Sign Language Dictionary

We are committed to providing resources for parents who value signing with their children. Our sign language dictionary includes over 400 common signs including the top starter sings for your baby. For each word, there is a video, diagram, and teaching notes to make learning new signs easy. Many of our signs include free downloadable ASL Flashcards to help reinforce the signs taught in our series.

Sleep in Sign Language

Learn how to sign sleep in sign language. You can practice it each and every night (and at naptimes!)
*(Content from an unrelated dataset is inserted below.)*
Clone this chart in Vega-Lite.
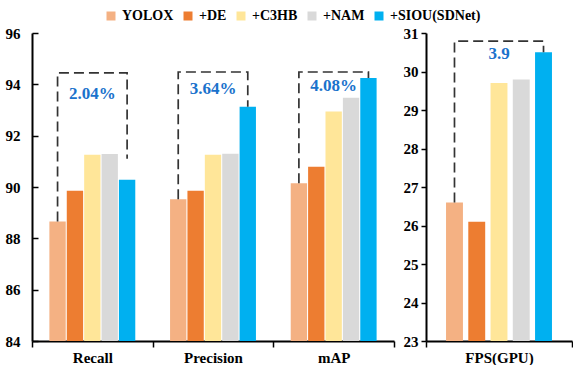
{
  "$schema": "https://vega.github.io/schema/vega-lite/v6.json",
  "padding": {"left": 5, "top": 9, "right": 0, "bottom": 0},
  "spacing": 8,
  "resolve": {"scale": {"xOffset": "independent", "y": "independent", "x": "independent"}},
  "config": {
    "font": "Liberation Serif",
    "view": {"stroke": null},
    "text": {"font": "Liberation Serif"},
    "axis": {"grid": false, "domainColor": "#000", "domainWidth": 2, "tickColor": "#000", "tickWidth": 1.5, "labelFont": "Liberation Serif", "labelFontWeight": "bold", "labelFontSize": 15, "labelColor": "#000", "labelOverlap": false},
    "legend": {"orient": "none", "legendX": 72, "legendY": -24, "direction": "horizontal", "symbolType": "square", "symbolSize": 81, "symbolStrokeWidth": 0, "labelFont": "Liberation Serif", "labelFontWeight": "bold", "labelFontSize": 14, "labelColor": "#000", "columnPadding": 7, "labelOffset": 4}
  },
  "datasets": {
    "bars": [
      {"metric": "Recall", "model": "YOLOX", "value": 88.66},
      {"metric": "Recall", "model": "+DE", "value": 89.85},
      {"metric": "Recall", "model": "+C3HB", "value": 91.26},
      {"metric": "Recall", "model": "+NAM", "value": 91.29},
      {"metric": "Recall", "model": "+SIOU(SDNet)", "value": 90.28},
      {"metric": "Precision", "model": "YOLOX", "value": 89.52},
      {"metric": "Precision", "model": "+DE", "value": 89.85},
      {"metric": "Precision", "model": "+C3HB", "value": 91.26},
      {"metric": "Precision", "model": "+NAM", "value": 91.3},
      {"metric": "Precision", "model": "+SIOU(SDNet)", "value": 93.13},
      {"metric": "mAP", "model": "YOLOX", "value": 90.15},
      {"metric": "mAP", "model": "+DE", "value": 90.79},
      {"metric": "mAP", "model": "+C3HB", "value": 92.94},
      {"metric": "mAP", "model": "+NAM", "value": 93.48},
      {"metric": "mAP", "model": "+SIOU(SDNet)", "value": 94.25}
    ],
    "fps": [
      {"metric": "FPS(GPU)", "model": "YOLOX", "value": 26.6},
      {"metric": "FPS(GPU)", "model": "+DE", "value": 26.1},
      {"metric": "FPS(GPU)", "model": "+C3HB", "value": 29.7},
      {"metric": "FPS(GPU)", "model": "+NAM", "value": 29.79},
      {"metric": "FPS(GPU)", "model": "+SIOU(SDNet)", "value": 30.5}
    ],
    "brackets": [
      {"metric": "Recall", "model": "YOLOX", "value": 88.66, "k": 1},
      {"metric": "Recall", "model": "YOLOX", "value": 94.45, "k": 2},
      {"metric": "Recall", "model": "+SIOU(SDNet)", "value": 94.45, "k": 3},
      {"metric": "Recall", "model": "+SIOU(SDNet)", "value": 91.1, "k": 4},
      {"metric": "Precision", "model": "YOLOX", "value": 89.52, "k": 1},
      {"metric": "Precision", "model": "YOLOX", "value": 94.48, "k": 2},
      {"metric": "Precision", "model": "+SIOU(SDNet)", "value": 94.48, "k": 3},
      {"metric": "Precision", "model": "+SIOU(SDNet)", "value": 93.13, "k": 4},
      {"metric": "mAP", "model": "YOLOX", "value": 90.15, "k": 1},
      {"metric": "mAP", "model": "YOLOX", "value": 94.48, "k": 2},
      {"metric": "mAP", "model": "+SIOU(SDNet)", "value": 94.48, "k": 3},
      {"metric": "mAP", "model": "+SIOU(SDNet)", "value": 94.25, "k": 4}
    ],
    "fpsBracket": [
      {"metric": "FPS(GPU)", "model": "YOLOX", "value": 26.6, "k": 1},
      {"metric": "FPS(GPU)", "model": "YOLOX", "value": 30.79, "k": 2},
      {"metric": "FPS(GPU)", "model": "+SIOU(SDNet)", "value": 30.79, "k": 3},
      {"metric": "FPS(GPU)", "model": "+SIOU(SDNet)", "value": 30.5, "k": 4}
    ],
    "labels": [
      {"metric": "Recall", "value": 93.64, "text": "2.04%"},
      {"metric": "Precision", "value": 93.8, "text": "3.64%"},
      {"metric": "mAP", "value": 93.93, "text": "4.08%"}
    ],
    "fpsLabel": [
      {"metric": "FPS(GPU)", "value": 30.46, "text": "3.9"}
    ]
  },
  "hconcat": [
    {
      "width": 362,
      "height": 308,
      "encoding": {
        "x": {"field": "metric", "type": "nominal", "sort": ["Recall", "Precision", "mAP"], "scale": {"paddingInner": 0, "paddingOuter": 0}, "axis": {"title": null, "labelAngle": 0, "tickBand": "extent", "tickSize": 6, "labelPadding": 3, "labelOverlap": false}},
        "y": {"field": "value", "type": "quantitative", "scale": {"domain": [84, 96], "nice": false, "zero": false}, "axis": {"title": null, "values": [84, 86, 88, 90, 92, 94, 96], "tickSize": -6, "labelPadding": 18, "labelOverlap": false}}
      },
      "layer": [
        {
          "data": {"name": "bars"},
          "mark": {"type": "bar", "clip": true},
          "encoding": {
            "xOffset": {"field": "model", "type": "nominal", "sort": ["YOLOX", "+DE", "+C3HB", "+NAM", "+SIOU(SDNet)"], "scale": {"paddingInner": 0.06, "paddingOuter": 1.16}},
            "y2": {"datum": 84},
            "color": {"field": "model", "type": "nominal", "title": null, "sort": ["YOLOX", "+DE", "+C3HB", "+NAM", "+SIOU(SDNet)"], "scale": {"domain": ["YOLOX", "+DE", "+C3HB", "+NAM", "+SIOU(SDNet)"], "range": ["#F4B183", "#ED7D31", "#FFE699", "#D9D9D9", "#00B0F0"]}}
          }
        },
        {
          "data": {"name": "brackets"},
          "mark": {"type": "line", "color": "#333", "strokeWidth": 1.7, "strokeDash": [10, 5]},
          "encoding": {
            "xOffset": {"field": "model", "type": "nominal", "sort": ["YOLOX", "+DE", "+C3HB", "+NAM", "+SIOU(SDNet)"]},
            "detail": {"field": "metric"},
            "order": {"field": "k", "type": "quantitative"}
          }
        },
        {
          "data": {"name": "labels"},
          "mark": {"type": "text", "color": "#1a72cc", "fontSize": 17, "fontWeight": "bold", "font": "Liberation Serif"},
          "encoding": {
            "text": {"field": "text"}
          }
        }
      ]
    },
    {
      "width": 146,
      "height": 308,
      "encoding": {
        "x": {"field": "metric", "type": "nominal", "scale": {"paddingInner": 0, "paddingOuter": 0}, "axis": {"title": null, "labelAngle": 0, "tickBand": "extent", "tickSize": 6, "labelPadding": 3, "labelOverlap": false}},
        "y": {"field": "value", "type": "quantitative", "scale": {"domain": [23, 31], "nice": false, "zero": false}, "axis": {"title": null, "values": [23, 24, 25, 26, 27, 28, 29, 30, 31], "tickCount": 9, "tickSize": 5, "labelPadding": 3, "labelOverlap": false}}
      },
      "layer": [
        {
          "data": {"name": "fps"},
          "mark": {"type": "bar", "clip": true},
          "encoding": {
            "xOffset": {"field": "model", "type": "nominal", "sort": ["YOLOX", "+DE", "+C3HB", "+NAM", "+SIOU(SDNet)"], "scale": {"paddingInner": 0.24, "paddingOuter": 0.9}},
            "y2": {"datum": 23},
            "color": {"field": "model", "type": "nominal", "title": null, "sort": ["YOLOX", "+DE", "+C3HB", "+NAM", "+SIOU(SDNet)"], "scale": {"domain": ["YOLOX", "+DE", "+C3HB", "+NAM", "+SIOU(SDNet)"], "range": ["#F4B183", "#ED7D31", "#FFE699", "#D9D9D9", "#00B0F0"]}}
          }
        },
        {
          "data": {"name": "fpsBracket"},
          "mark": {"type": "line", "color": "#333", "strokeWidth": 1.7, "strokeDash": [10, 5]},
          "encoding": {
            "xOffset": {"field": "model", "type": "nominal", "sort": ["YOLOX", "+DE", "+C3HB", "+NAM", "+SIOU(SDNet)"]},
            "detail": {"field": "metric"},
            "order": {"field": "k", "type": "quantitative"}
          }
        },
        {
          "data": {"name": "fpsLabel"},
          "mark": {"type": "text", "color": "#1a72cc", "fontSize": 17, "fontWeight": "bold", "font": "Liberation Serif"},
          "encoding": {
            "text": {"field": "text"}
          }
        }
      ]
    }
  ]
}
1. Bring one hand up in front of your face, palm open and facing you, fingers spread slightly apart.
2. Draw your hand down towards your chin and close your fingers together so they touch. Close your eyes at the same time.
3. This sign looks like you are drifting off to sleep! Use this visual to help you remember the sign.

Teaching Tips:

  • Do you have a sleepy time routine at your house? Talk through the steps with your child, such as “Before we go to sleep, first we (brush teeth), then we (get on jammies), then we read a book. Then it is time for sleep!” Sign sleep each time you say it.
  • Games for young children can help teach routine. Have one child pretend to be the parent and another child be the pretend child (or you, the adult, be the child!). Have the “parent” take the “child” through a sleep routine. Sign sleep and any other signs you know, such as read and brush teeth as you go!

Transcript:
Bring your hand down your sleepy face and close your eyes and fingers. Can you sign sleep?